Hay dos partes de mi vida que me resultan espectaculares.
La primera es siendo un chaval muy calladito que evitaba conversaciones fuera de todo, y estallaba peligrosamente como un viento huracanado, defendiéndome con desagradable actitud silenciosa.
La segunda nació a raíz de que el grupo de alcaldes secretos de la Villa de Maro me ordenaran un día del año Equis, prácticamente obligándome, a sentarme con ellos a la mesa, a escuchar sus conversaciones vespertinas, con los ojos bien abiertos y los oídos atentos a cada detalle de lo que decían, contando que tengo déficit auditivo.
A partir de las enseñanzas de Campillos Zorrilla, José Muñoz, Pulido y algunos más, que llegaban al Cueva Sol en las primeras horas de las mañanas antes de ir a sus invernaderos, aprendí a discutir.
Entonces mi vida dio un vuelco y se partió en dos.
Una, fueron tiempos en que cualquiera que se sentara, se iba con un fuerte dolor de cabeza para un solo día, tras una conversación donde intentó chulearme.
La dos, los tiempos en que cualquiera que venga con ganas de debatir en una conversación, se va con dolor de cabeza para una semana entera.
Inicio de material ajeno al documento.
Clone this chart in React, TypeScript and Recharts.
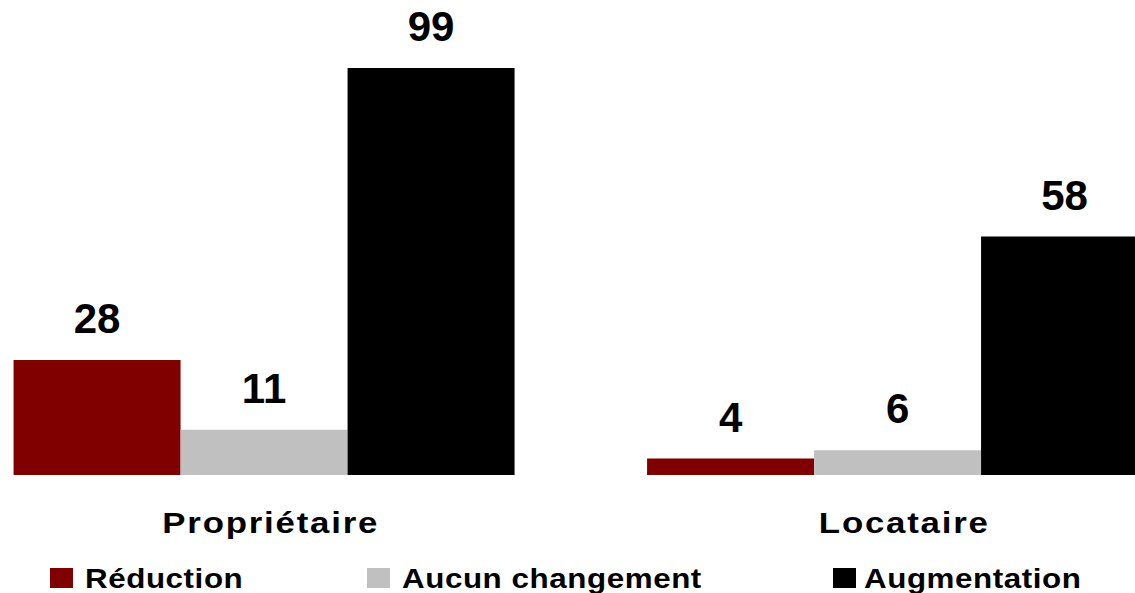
import React from 'react';
import { BarChart, Bar, XAxis, YAxis, LabelList } from 'recharts';

const categories = ['Propriétaire', 'Locataire'];
const reduction = [28, 4];
const aucunChangement = [11, 6];
const augmentation = [99, 58];

const seriesNames = ['Réduction', 'Aucun changement', 'Augmentation'];
const seriesColors = ['#800000', '#C0C0C0', '#000000'];
const seriesKeys = ['reduction', 'aucun', 'augmentation'];

const data = categories.map((name, i) => ({
  name,
  reduction: reduction[i],
  aucun: aucunChangement[i],
  augmentation: augmentation[i],
}));

const FONT = '"Liberation Sans", Arial, sans-serif';

const ValueLabel = (props: any) => {
  const { x, y, width, value } = props;
  return (
    <text
      x={x + width / 2}
      y={y - 27}
      textAnchor="middle"
      fontFamily={FONT}
      fontWeight="bold"
      fontSize={42}
      fill="#000"
    >
      {value}
    </text>
  );
};

const CategoryTick = (props: any) => {
  const { x, y, payload } = props;
  return (
    <g transform={`translate(${x + 6},${y + 58}) scale(1.2,1)`}>
      <text
        x={0}
        y={0}
        textAnchor="middle"
        fontFamily={FONT}
        fontWeight="bold"
        fontSize={29}
        letterSpacing={1.5}
        fill="#000"
      >
        {payload.value}
      </text>
    </g>
  );
};

const legendBoxX = [50, 367, 833];
const legendTextX = [85, 402, 864];

export default function App() {
  return (
    <div
      style={{
        position: 'fixed',
        left: 0,
        top: 0,
        width: 1135,
        height: 593,
        overflow: 'hidden',
        background: '#fff',
      }}
    >
      <div style={{ position: 'absolute', left: -52, top: 0 }}>
        <BarChart
          width={1267}
          height={593}
          data={data}
          margin={{ top: 68, right: 0, left: 0, bottom: 0 }}
          barCategoryGap="10.35%"
          barGap={0}
        >
          <XAxis
            dataKey="name"
            axisLine={false}
            tickLine={false}
            tickSize={0}
            tickMargin={0}
            height={118}
            interval={0}
            tick={<CategoryTick />}
          />
          <YAxis hide domain={[0, 99]} />
          {seriesKeys.map((k, i) => (
            <Bar key={k} dataKey={k} name={seriesNames[i]} fill={seriesColors[i]} isAnimationActive={false}>
              <LabelList dataKey={k} content={<ValueLabel />} />
            </Bar>
          ))}
        </BarChart>
      </div>
      <svg
        width={1135}
        height={593}
        style={{ position: 'absolute', left: 0, top: 0, pointerEvents: 'none' }}
      >
        {seriesNames.map((n, i) => (
          <g key={n}>
            <rect x={legendBoxX[i]} y={568} width={23} height={20} fill={seriesColors[i]} />
            <g transform={`translate(${legendTextX[i]},588) scale(1.12,1)`}>
              <text
                x={0}
                y={0}
                fontFamily={FONT}
                fontWeight="bold"
                fontSize={28}
                letterSpacing={0.5}
                fill="#000"
              >
                {n}
              </text>
            </g>
          </g>
        ))}
      </svg>
    </div>
  );
}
Y que procure no volver a sentarse a mi lado en mucho tiempo.
¿Qué quieren que les diga?. Yo pienso que estaba mejor calladito y saltar como un viento huracanado sin decir ni hola.
Como pueden suponer, me enseñaron los mejores maestros en debate y discusión, al fin de no caerle simpático a nadie.
Algunos ya saben quiénes son las personas a la que me refiero porque sienten por ellas la misma amistad y admiración.
Para mí eran los alcaldes secretos de la Villa de Maro, donde se hablaba de los problemas reales. Ese era el bar restaurante Cueva Sol.
Allí llegaba un servidor por las mañanas justo a la hora que habría mi amigo José Muñoz, su hija o su señora, a eso de las nueve de la mañana, y allí en la terraza podría seguir escribiendo hasta las dos de la tarde.
Un buen pan con mantequilla y una buena taza de riquísimo café con leche para empezar a escribir.
A eso del mediodía uas cuantas cervezas y alguna copita de Sol y Sombra, para pasar otro rato en la esquina de la terraza escribiendo las horas muertas.
Esto fue así durante décadas, incluso cuando existía el bar El Guapo en la entrada este de Maro.
Después, cuando El Guapo cerró, me cambié al Cueva Sol, que estaba en la entrada oeste de Maro, que ya nos conocíamos de muchos años, y para mí, José Muñoz, siempre fue un grandísimo amigo, una persona culta y muy elegante.
A primera hora de la mañana también llegaba Campillos, un señor con una cultura impresionante, siempre con una enorme sonrisa en su rostro.
Era el dueño de un cortijo a la salida de Maro en dirección a Almería, al borde de la vieja carretera nacional, donde iba a hacer sus faenas diarias tras pasar por el Cueva Sol.
José y Campillos. Campillos Zorrilla y José Muñoz fueron durante años, el eje de mi aprendizaje para especializarme en dolores de cabeza espectaculares a charlatanes de a tres pesetas o gentuza que buscara engatusarme.
Campillos era el que me enseñó a provocar dolores de cabeza Cum Laudem.
José Muñoz, era el maestro de los dolores de cabeza de nivel psiquiátrico, los que pueden dar dolor de cabeza de por vida.
Toda la gente de Maro que me conoce, me veían cada mañana en la esquina de la terraza escribiendo.
Yo escribía desde poemas a pequeños relatos. Y cuando no escribía, me dedicaba a leer.
Casi siempre estaba solo, escribiendo o leyendo. Y cuando estaba con acompañantes lo mismo.
Todo cambió el día que se les ocurrió no dejarme ir a la terraza solo.
Cuando pedí el café en la barra me habían cogido los bártulos y lo trajeron a la mesa donde ellos se sentaban.
Me tuvieron varios días con los ojos como platos, oyendo lo que hablaban y lo que discutían.
Una mañana que discutían me pidieron mi opinión. Di mi opinión y José me miraba sorprendido y Campillos se reía muy guasón de la cara que puso José.
Las risas retumbaron en el local. Y como casi siempre, estaba Pulido, que también se reía aunque era más comedido.
El hermano de José, el dueño del Cueva Sol, era policía municipal de Nerja.
Llegaba al bar cuando el trabajo le permitía y después se dirigía a su cortijo, situado por un carril a la derecha en la cuesta de bajada de la carretera nacional de Almería al río de la Miel.
Había que subir un cerro en los acantilados muy abrupto que da al mar.
Me gustaba sus opiniones sobre personas y gente muy peligrosa con quienes era preferible no tratar.